You may also be interested in "4 Types of Long-Form Content Worth Experimenting With".

What Does Google Think About Blog Post Length?

Google prefers longer blog posts.

Yes, this chapter could have led to that announcement, but it's worth digging deeper into the subject of length. Stay with it.

According to Google, the content of a blog post should have the word count necessary to satisfy your message, no more and no less. Don't pad a naturally 300-word blog post into 1000 words. Google will find out. Avoid throwing up lists with no introductions, explorations or conclusions; they get tossed into the Google trash bin.

How does Google assess the quality of a blog post? These days, there are two main factors to consider.

Firstly, Google uses what it calls the Panda algorithm to identify sites that are spamming and providing low-quality or malicious content. Google Panda was launched in February 2011 and has been part of Google's core ranking signals since the beginning of 2016. Though the exact workings of the algorithm are under wraps and constantly changing, the essence is that it prefers longer posts that are not stuffed with keywords and keyphrases but are well-organized and contain natural language.

Secondly, there are humans involved too. Dubbed 'Search Quality Evaluators', these people check websites and blog posts for E.A.T - Expertise, Authority, and Trust.

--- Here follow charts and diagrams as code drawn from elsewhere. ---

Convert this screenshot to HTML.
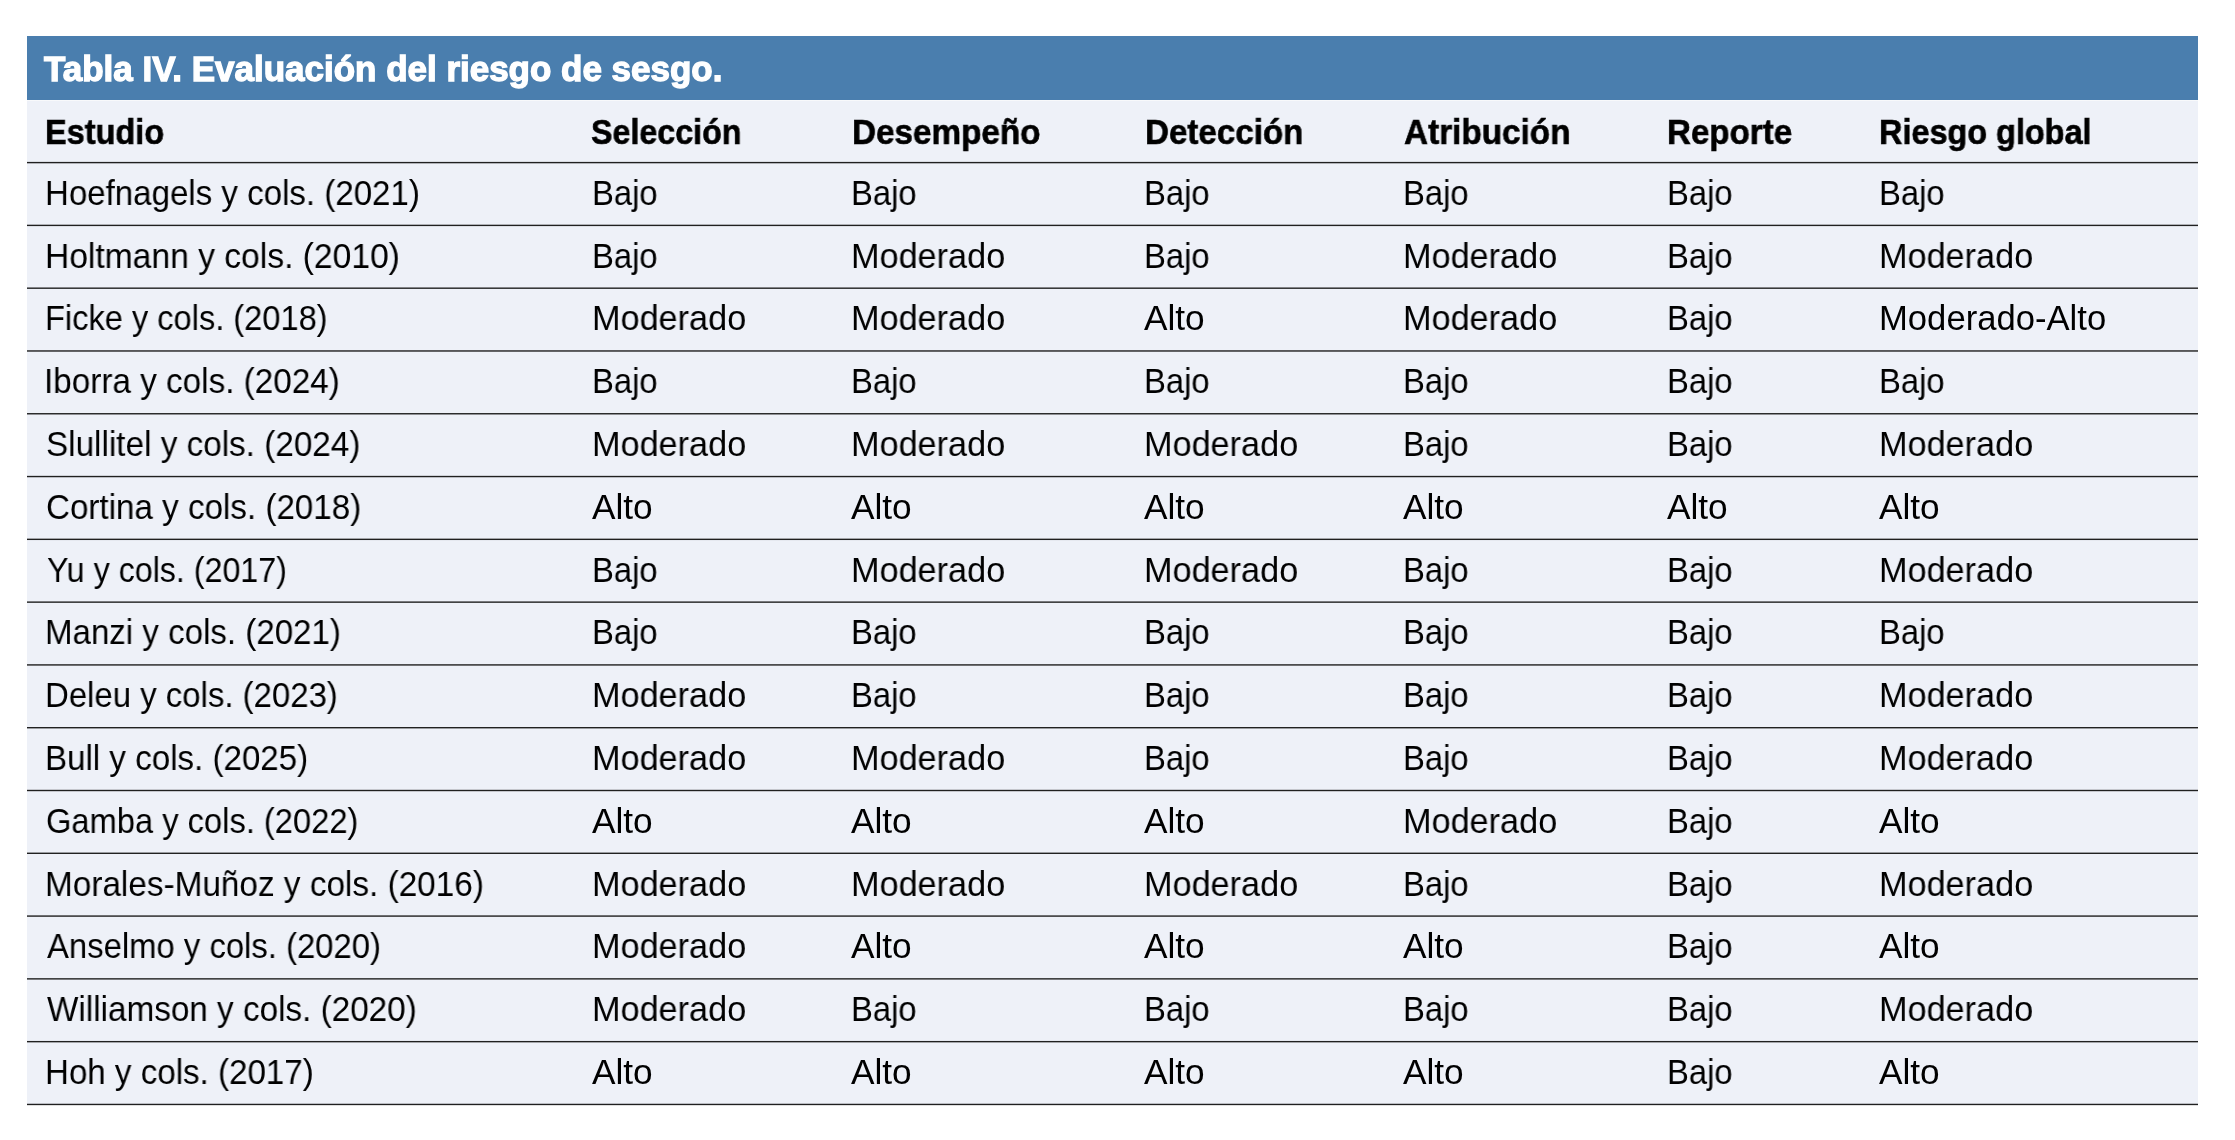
<!DOCTYPE html>
<html><head><meta charset="utf-8"><style>
html,body{margin:0;padding:0;background:#fff;width:2235px;height:1140px;overflow:hidden;}
body{position:relative;font-family:"Liberation Sans",sans-serif;color:#000;}
.blue{position:absolute;left:27px;top:36px;width:2171px;height:64px;background:#4a7eae;}
.bg{position:absolute;left:27px;top:101px;width:2171px;height:1003px;background:#eef1f8;}
.lines{position:absolute;left:0;top:0;}
.gap{position:absolute;left:27px;top:100px;width:2171px;height:1px;background:#f8f9fb;}
.t,.h,.ti{position:absolute;white-space:nowrap;line-height:0;transform-origin:0 0;will-change:transform;}
.t{font-size:34.5px;}
.h{font-size:34.5px;font-weight:bold;-webkit-text-stroke:0.6px #000;}
.ti{font-size:34.5px;font-weight:bold;color:#fff;-webkit-text-stroke:1.3px #fff;}
</style></head><body>
<div class="blue"></div><div class="gap"></div><div class="bg"></div>

<div class="ti" style="left:44.00px;top:68.65px;transform:scaleX(1.0138)">Tabla IV. Evaluación del riesgo de sesgo.</div>
<div class="h" style="left:44.92px;top:131.95px;transform:scaleX(0.9415)">Estudio</div>
<div class="h" style="left:591.07px;top:131.95px;transform:scaleX(0.9341)">Selección</div>
<div class="h" style="left:851.57px;top:131.95px;transform:scaleX(0.9637)">Desempeño</div>
<div class="h" style="left:1144.58px;top:131.95px;transform:scaleX(0.9608)">Detección</div>
<div class="h" style="left:1403.50px;top:131.95px;transform:scaleX(0.9653)">Atribución</div>
<div class="h" style="left:1666.68px;top:131.95px;transform:scaleX(0.9597)">Reporte</div>
<div class="h" style="left:1879.42px;top:131.95px;transform:scaleX(0.9398)">Riesgo global</div>
<svg class="lines" width="2235" height="1140" viewBox="0 0 2235 1140"><rect x="27" y="161.90" width="2171" height="1.40" fill="#202020"/><rect x="27" y="224.69" width="2171" height="1.40" fill="#202020"/><rect x="27" y="287.48" width="2171" height="1.40" fill="#202020"/><rect x="27" y="350.27" width="2171" height="1.40" fill="#202020"/><rect x="27" y="413.06" width="2171" height="1.40" fill="#202020"/><rect x="27" y="475.85" width="2171" height="1.40" fill="#202020"/><rect x="27" y="538.64" width="2171" height="1.40" fill="#202020"/><rect x="27" y="601.43" width="2171" height="1.40" fill="#202020"/><rect x="27" y="664.22" width="2171" height="1.40" fill="#202020"/><rect x="27" y="727.01" width="2171" height="1.40" fill="#202020"/><rect x="27" y="789.80" width="2171" height="1.40" fill="#202020"/><rect x="27" y="852.59" width="2171" height="1.40" fill="#202020"/><rect x="27" y="915.38" width="2171" height="1.40" fill="#202020"/><rect x="27" y="978.17" width="2171" height="1.40" fill="#202020"/><rect x="27" y="1040.96" width="2171" height="1.40" fill="#202020"/><rect x="27" y="1103.75" width="2171" height="1.40" fill="#202020"/></svg>
<div class="t" style="left:44.58px;top:192.85px;transform:scaleX(0.9582)">Hoefnagels y cols. (2021)</div>
<div class="t" style="left:591.60px;top:192.85px;transform:scaleX(0.9505)">Bajo</div>
<div class="t" style="left:851.10px;top:192.85px;transform:scaleX(0.9505)">Bajo</div>
<div class="t" style="left:1143.60px;top:192.85px;transform:scaleX(0.9505)">Bajo</div>
<div class="t" style="left:1403.10px;top:192.85px;transform:scaleX(0.9505)">Bajo</div>
<div class="t" style="left:1666.60px;top:192.85px;transform:scaleX(0.9505)">Bajo</div>
<div class="t" style="left:1879.10px;top:192.85px;transform:scaleX(0.9505)">Bajo</div>
<div class="t" style="left:44.55px;top:255.64px;transform:scaleX(0.9741)">Holtmann y cols. (2010)</div>
<div class="t" style="left:591.60px;top:255.64px;transform:scaleX(0.9505)">Bajo</div>
<div class="t" style="left:851.02px;top:255.64px;transform:scaleX(0.9924)">Moderado</div>
<div class="t" style="left:1143.60px;top:255.64px;transform:scaleX(0.9505)">Bajo</div>
<div class="t" style="left:1403.02px;top:255.64px;transform:scaleX(0.9924)">Moderado</div>
<div class="t" style="left:1666.60px;top:255.64px;transform:scaleX(0.9505)">Bajo</div>
<div class="t" style="left:1879.02px;top:255.64px;transform:scaleX(0.9924)">Moderado</div>
<div class="t" style="left:44.61px;top:318.43px;transform:scaleX(0.9448)">Ficke y cols. (2018)</div>
<div class="t" style="left:591.52px;top:318.43px;transform:scaleX(0.9924)">Moderado</div>
<div class="t" style="left:851.02px;top:318.43px;transform:scaleX(0.9924)">Moderado</div>
<div class="t" style="left:1143.50px;top:318.43px;transform:scaleX(1.0213)">Alto</div>
<div class="t" style="left:1403.02px;top:318.43px;transform:scaleX(0.9924)">Moderado</div>
<div class="t" style="left:1666.60px;top:318.43px;transform:scaleX(0.9505)">Bajo</div>
<div class="t" style="left:1878.99px;top:318.43px;transform:scaleX(1.0040)">Moderado-Alto</div>
<div class="t" style="left:43.61px;top:381.22px;transform:scaleX(0.9643)">Iborra y cols. (2024)</div>
<div class="t" style="left:591.60px;top:381.22px;transform:scaleX(0.9505)">Bajo</div>
<div class="t" style="left:851.10px;top:381.22px;transform:scaleX(0.9505)">Bajo</div>
<div class="t" style="left:1143.60px;top:381.22px;transform:scaleX(0.9505)">Bajo</div>
<div class="t" style="left:1403.10px;top:381.22px;transform:scaleX(0.9505)">Bajo</div>
<div class="t" style="left:1666.60px;top:381.22px;transform:scaleX(0.9505)">Bajo</div>
<div class="t" style="left:1879.10px;top:381.22px;transform:scaleX(0.9505)">Bajo</div>
<div class="t" style="left:45.54px;top:444.01px;transform:scaleX(0.9645)">Slullitel y cols. (2024)</div>
<div class="t" style="left:591.52px;top:444.01px;transform:scaleX(0.9924)">Moderado</div>
<div class="t" style="left:851.02px;top:444.01px;transform:scaleX(0.9924)">Moderado</div>
<div class="t" style="left:1143.52px;top:444.01px;transform:scaleX(0.9924)">Moderado</div>
<div class="t" style="left:1403.10px;top:444.01px;transform:scaleX(0.9505)">Bajo</div>
<div class="t" style="left:1666.60px;top:444.01px;transform:scaleX(0.9505)">Bajo</div>
<div class="t" style="left:1879.02px;top:444.01px;transform:scaleX(0.9924)">Moderado</div>
<div class="t" style="left:45.54px;top:506.80px;transform:scaleX(0.9613)">Cortina y cols. (2018)</div>
<div class="t" style="left:591.50px;top:506.80px;transform:scaleX(1.0213)">Alto</div>
<div class="t" style="left:851.00px;top:506.80px;transform:scaleX(1.0213)">Alto</div>
<div class="t" style="left:1143.50px;top:506.80px;transform:scaleX(1.0213)">Alto</div>
<div class="t" style="left:1403.00px;top:506.80px;transform:scaleX(1.0213)">Alto</div>
<div class="t" style="left:1666.50px;top:506.80px;transform:scaleX(1.0213)">Alto</div>
<div class="t" style="left:1879.00px;top:506.80px;transform:scaleX(1.0213)">Alto</div>
<div class="t" style="left:46.50px;top:569.59px;transform:scaleX(0.9336)">Yu y cols. (2017)</div>
<div class="t" style="left:591.60px;top:569.59px;transform:scaleX(0.9505)">Bajo</div>
<div class="t" style="left:851.02px;top:569.59px;transform:scaleX(0.9924)">Moderado</div>
<div class="t" style="left:1143.52px;top:569.59px;transform:scaleX(0.9924)">Moderado</div>
<div class="t" style="left:1403.10px;top:569.59px;transform:scaleX(0.9505)">Bajo</div>
<div class="t" style="left:1666.60px;top:569.59px;transform:scaleX(0.9505)">Bajo</div>
<div class="t" style="left:1879.02px;top:569.59px;transform:scaleX(0.9924)">Moderado</div>
<div class="t" style="left:44.58px;top:632.38px;transform:scaleX(0.9584)">Manzi y cols. (2021)</div>
<div class="t" style="left:591.60px;top:632.38px;transform:scaleX(0.9505)">Bajo</div>
<div class="t" style="left:851.10px;top:632.38px;transform:scaleX(0.9505)">Bajo</div>
<div class="t" style="left:1143.60px;top:632.38px;transform:scaleX(0.9505)">Bajo</div>
<div class="t" style="left:1403.10px;top:632.38px;transform:scaleX(0.9505)">Bajo</div>
<div class="t" style="left:1666.60px;top:632.38px;transform:scaleX(0.9505)">Bajo</div>
<div class="t" style="left:1879.10px;top:632.38px;transform:scaleX(0.9505)">Bajo</div>
<div class="t" style="left:44.59px;top:695.17px;transform:scaleX(0.9544)">Deleu y cols. (2023)</div>
<div class="t" style="left:591.52px;top:695.17px;transform:scaleX(0.9924)">Moderado</div>
<div class="t" style="left:851.10px;top:695.17px;transform:scaleX(0.9505)">Bajo</div>
<div class="t" style="left:1143.60px;top:695.17px;transform:scaleX(0.9505)">Bajo</div>
<div class="t" style="left:1403.10px;top:695.17px;transform:scaleX(0.9505)">Bajo</div>
<div class="t" style="left:1666.60px;top:695.17px;transform:scaleX(0.9505)">Bajo</div>
<div class="t" style="left:1879.02px;top:695.17px;transform:scaleX(0.9924)">Moderado</div>
<div class="t" style="left:44.58px;top:757.96px;transform:scaleX(0.9597)">Bull y cols. (2025)</div>
<div class="t" style="left:591.52px;top:757.96px;transform:scaleX(0.9924)">Moderado</div>
<div class="t" style="left:851.02px;top:757.96px;transform:scaleX(0.9924)">Moderado</div>
<div class="t" style="left:1143.60px;top:757.96px;transform:scaleX(0.9505)">Bajo</div>
<div class="t" style="left:1403.10px;top:757.96px;transform:scaleX(0.9505)">Bajo</div>
<div class="t" style="left:1666.60px;top:757.96px;transform:scaleX(0.9505)">Bajo</div>
<div class="t" style="left:1879.02px;top:757.96px;transform:scaleX(0.9924)">Moderado</div>
<div class="t" style="left:45.55px;top:820.75px;transform:scaleX(0.9471)">Gamba y cols. (2022)</div>
<div class="t" style="left:591.50px;top:820.75px;transform:scaleX(1.0213)">Alto</div>
<div class="t" style="left:851.00px;top:820.75px;transform:scaleX(1.0213)">Alto</div>
<div class="t" style="left:1143.50px;top:820.75px;transform:scaleX(1.0213)">Alto</div>
<div class="t" style="left:1403.02px;top:820.75px;transform:scaleX(0.9924)">Moderado</div>
<div class="t" style="left:1666.60px;top:820.75px;transform:scaleX(0.9505)">Bajo</div>
<div class="t" style="left:1879.00px;top:820.75px;transform:scaleX(1.0213)">Alto</div>
<div class="t" style="left:44.57px;top:883.54px;transform:scaleX(0.9658)">Morales-Muñoz y cols. (2016)</div>
<div class="t" style="left:591.52px;top:883.54px;transform:scaleX(0.9924)">Moderado</div>
<div class="t" style="left:851.02px;top:883.54px;transform:scaleX(0.9924)">Moderado</div>
<div class="t" style="left:1143.52px;top:883.54px;transform:scaleX(0.9924)">Moderado</div>
<div class="t" style="left:1403.10px;top:883.54px;transform:scaleX(0.9505)">Bajo</div>
<div class="t" style="left:1666.60px;top:883.54px;transform:scaleX(0.9505)">Bajo</div>
<div class="t" style="left:1879.02px;top:883.54px;transform:scaleX(0.9924)">Moderado</div>
<div class="t" style="left:46.50px;top:946.33px;transform:scaleX(0.9516)">Anselmo y cols. (2020)</div>
<div class="t" style="left:591.52px;top:946.33px;transform:scaleX(0.9924)">Moderado</div>
<div class="t" style="left:851.00px;top:946.33px;transform:scaleX(1.0213)">Alto</div>
<div class="t" style="left:1143.50px;top:946.33px;transform:scaleX(1.0213)">Alto</div>
<div class="t" style="left:1403.00px;top:946.33px;transform:scaleX(1.0213)">Alto</div>
<div class="t" style="left:1666.60px;top:946.33px;transform:scaleX(0.9505)">Bajo</div>
<div class="t" style="left:1879.00px;top:946.33px;transform:scaleX(1.0213)">Alto</div>
<div class="t" style="left:46.50px;top:1009.12px;transform:scaleX(0.9643)">Williamson y cols. (2020)</div>
<div class="t" style="left:591.52px;top:1009.12px;transform:scaleX(0.9924)">Moderado</div>
<div class="t" style="left:851.10px;top:1009.12px;transform:scaleX(0.9505)">Bajo</div>
<div class="t" style="left:1143.60px;top:1009.12px;transform:scaleX(0.9505)">Bajo</div>
<div class="t" style="left:1403.10px;top:1009.12px;transform:scaleX(0.9505)">Bajo</div>
<div class="t" style="left:1666.60px;top:1009.12px;transform:scaleX(0.9505)">Bajo</div>
<div class="t" style="left:1879.02px;top:1009.12px;transform:scaleX(0.9924)">Moderado</div>
<div class="t" style="left:44.58px;top:1071.91px;transform:scaleX(0.9600)">Hoh y cols. (2017)</div>
<div class="t" style="left:591.50px;top:1071.91px;transform:scaleX(1.0213)">Alto</div>
<div class="t" style="left:851.00px;top:1071.91px;transform:scaleX(1.0213)">Alto</div>
<div class="t" style="left:1143.50px;top:1071.91px;transform:scaleX(1.0213)">Alto</div>
<div class="t" style="left:1403.00px;top:1071.91px;transform:scaleX(1.0213)">Alto</div>
<div class="t" style="left:1666.60px;top:1071.91px;transform:scaleX(0.9505)">Bajo</div>
<div class="t" style="left:1879.00px;top:1071.91px;transform:scaleX(1.0213)">Alto</div>
</body></html>
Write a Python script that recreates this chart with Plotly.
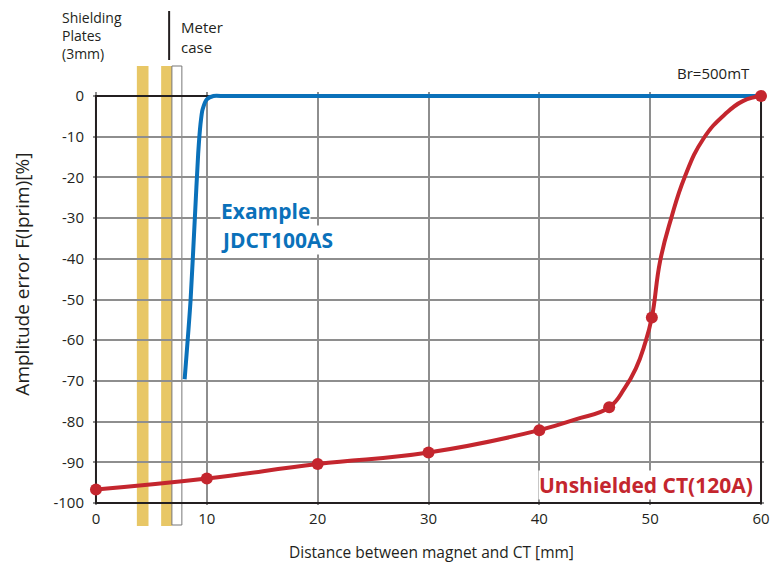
import plotly.graph_objects as go

# ---------------- data ----------------
# Unshielded CT(120A): measured points (markers)
ct_x = [0, 10, 20, 30, 40, 46.3, 50.15, 60]
ct_y = [-96.7, -94.0, -90.4, -87.6, -82.1, -76.5, -54.4, 0]

# Unshielded CT curve trace
ct_curve_x = [0, 10, 20, 30, 40, 43.2, 46.3, 47.7, 48.7, 49.5, 50.15, 50.9, 51.9, 53.1, 54.8, 56.7, 58.4, 60]
ct_curve_y = [-96.7, -94.0, -90.4, -87.6, -82.1, -79.5, -76.5, -71.8, -67.0, -61.1, -54.4, -40.5, -30.0, -20.0, -10.5, -4.6, -1.2, 0]

# Example JDCT100AS curve
jd_x = [8.0, 8.53, 8.92, 9.22, 9.43, 9.61, 10.0, 10.6, 11.5, 13, 20, 40, 60]
jd_y = [-69.6, -50.4, -30.0, -14.2, -6.9, -3.4, -0.8, 0, 0, 0, 0, 0, 0]

# shielding plates and meter case (mm)
plates = [(3.69, 4.74), (5.88, 6.85)]
meter_case = (6.85, 7.75)
divider_x = 6.6

x_ticks = [0, 10, 20, 30, 40, 50, 60]
y_ticks = [0, -10, -20, -30, -40, -50, -60, -70, -80, -90, -100]

# ---------------- styling ----------------
BLUE = "#0A71BA"
RED = "#C4262E"
YELLOW = "#E8C766"
GRID = "#8E8E8E"
DARK = "#231F20"
FONT = "Open Sans"

W, H = 778, 564
L, R, T, B = 93, 8, 92, 59
PW, PH = W - L - R, H - T - B


def px(xp):
    return (xp - L) / PW


def py(yp):
    return (H - B - yp) / PH


fig = go.Figure()

fig.add_trace(go.Scatter(
    x=jd_x, y=jd_y, mode="lines",
    line=dict(color=BLUE, width=4, shape="spline", smoothing=0.6),
    hoverinfo="skip", showlegend=False))

fig.add_trace(go.Scatter(
    x=ct_curve_x, y=ct_curve_y, mode="lines",
    line=dict(color=RED, width=4, shape="spline", smoothing=1.3),
    hoverinfo="skip", showlegend=False))

fig.add_trace(go.Scatter(
    x=ct_x, y=ct_y, mode="markers",
    marker=dict(color=RED, size=12),
    cliponaxis=False, showlegend=False))

shapes = []
for x0, x1 in plates:
    shapes.append(dict(type="rect", xref="x", yref="paper", x0=x0, x1=x1,
                       y0=py(526), y1=py(66), fillcolor=YELLOW,
                       line=dict(width=0), layer="below"))
shapes.append(dict(type="rect", xref="x", yref="paper", x0=meter_case[0], x1=meter_case[1],
                   y0=py(525), y1=py(66), fillcolor="rgba(0,0,0,0)",
                   line=dict(width=1, color="#777777"), layer="below"))
shapes.append(dict(type="line", xref="x", yref="paper", x0=divider_x, x1=divider_x,
                   y0=py(60), y1=py(11), line=dict(width=2, color=DARK)))
# plot frame
shapes.append(dict(type="rect", xref="x", yref="y", x0=0, x1=60, y0=-100, y1=0,
                   line=dict(width=2, color=DARK), fillcolor="rgba(0,0,0,0)",
                   layer="between"))

annotations = []


def txt(s, x, y, size, color="#231F20", bold=False, xanchor="left", yanchor="middle", bg=None):
    a = dict(text=f"<b>{s}</b>" if bold else s, x=x, y=y, xref="paper", yref="paper",
             xanchor=xanchor, yanchor=yanchor, showarrow=False, align="left",
             font=dict(family=FONT, size=size, color=color), borderpad=0)
    if bg:
        a["bgcolor"] = bg
    annotations.append(a)


txt("Shielding<br>Plates<br>(3mm)", px(61), py(7), 14, yanchor="top")
txt("Meter<br>case", px(181), py(16), 15, yanchor="top")
txt("Br=500mT", px(757), py(72.5), 15, xanchor="right")
txt("Example", px(221), py(211), 21, color=BLUE, bold=True, bg="white")
txt("JDCT100AS", px(221), py(240), 21, color=BLUE, bold=True, bg="white")
txt("Unshielded CT(120A)", px(542), py(484.5), 21, color=RED, bold=True, bg="white")
# axis titles
annotations.append(dict(text="Amplitude error F(Iprim)[%]", textangle=-90,
                        x=px(21), y=py(274), xref="paper", yref="paper",
                        xanchor="center", yanchor="middle", showarrow=False,
                        font=dict(family=FONT, size=19, color=DARK)))
annotations.append(dict(text="Distance between magnet and CT [mm]",
                        x=px(435), y=py(552), xref="paper", yref="paper",
                        xanchor="center", yanchor="middle", showarrow=False,
                        font=dict(family=FONT, size=15.5, color=DARK)))

k_x = PW / 60.5
k_y = PH / 101.5
fig.update_layout(
    width=W, height=H,
    margin=dict(l=L, r=R, t=T, b=B, pad=0),
    paper_bgcolor="white", plot_bgcolor="white",
    showlegend=False,
    font=dict(family=FONT, color=DARK),
    shapes=shapes, annotations=annotations,
    xaxis=dict(range=[-3 / k_x, 60 + 3 / k_x], tickvals=x_ticks,
               ticktext=[str(v) for v in x_ticks],
               showgrid=True, gridcolor=GRID, gridwidth=1.5,
               zeroline=False, showline=False, ticks="",
               tickfont=dict(family=FONT, size=15, color=DARK),
               ticklabelstandoff=3, fixedrange=True),
    yaxis=dict(range=[-100 - 2 / k_y, 4 / k_y], tickvals=y_ticks,
               ticktext=[str(v) for v in y_ticks],
               showgrid=True, gridcolor=GRID, gridwidth=1.5,
               zeroline=False, showline=False, ticks="",
               tickfont=dict(family=FONT, size=15, color=DARK),
               ticklabelstandoff=8, fixedrange=True),
)

fig.write_html("out.html")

For a blogger to demonstrate knowledge, authority, and trust in a single blog post, that post tends to be longer than average and more in-depth. This is even more likely if a blog topic is rather broad. The tendency is to require more words to do the various facets and angles of a general subject justice.

According to Google, creating quality content takes at least one of the following: time, expertise, effort and/or talent/skill. That was AT LEAST one. Make an effort to apply all four to create blog content that Google loves. If Google likes you, its users will find you.

Longer Post Do Better, But Why?

There you have it. Data shows that longer format blogs do better overall.

But this demands the answer to a new, more interesting question. Why?

  1.  A long article has more scope for SEO. Keywords and keyphrases are typically repeated, naturally, numerous times when an article is lengthy and focused. Think about how many times you might write SEO and variations on that theme in a 200-word article, compared to a 3000-word post.
  2.  More natural keywords and keyphrases can result in higher-ranking and more organic traffic from search engines.
  3. If the length of an article means that it contains more valuable information, it's possible that it is more likely to be shared than an equivalent but much shorter and less useful article.

Like Google, people appreciate blog content that demonstrates expertise, authority, and trust. An in-depth article garners search traffic, receives many links and shares, and can result in a greater number of conversions than short articles because they are valuable to their readers. In-depth, thoughtful blog posts tend to take more words to express the ideas within them.

For a blog post to satisfy your reader and get your message across, it might push 1500 words. The length, however, is a byproduct of the quality. Not the other way round.

Don't feel compelled to break a long post up into shorter posts to make it a series. Your series will do better when you genuinely have a lot to say. Each post should be as long as it needs to be, not truncated into unnatural, bite-size pieces.

Focus on quality. Take the time to craft your posts and know that 1000 words and over is a powerful benchmark, but don't bend yourself out of shape to reach it. The length of your post will be a combination of what your readers want and how long it takes you to say everything you want to say on a topic.

When you write a great blog post, you’ll know it. You'll be aware of its length, but you'll be more concerned with hitting the mark concerning a well-crafted piece of writing more than hitting a specific word count target.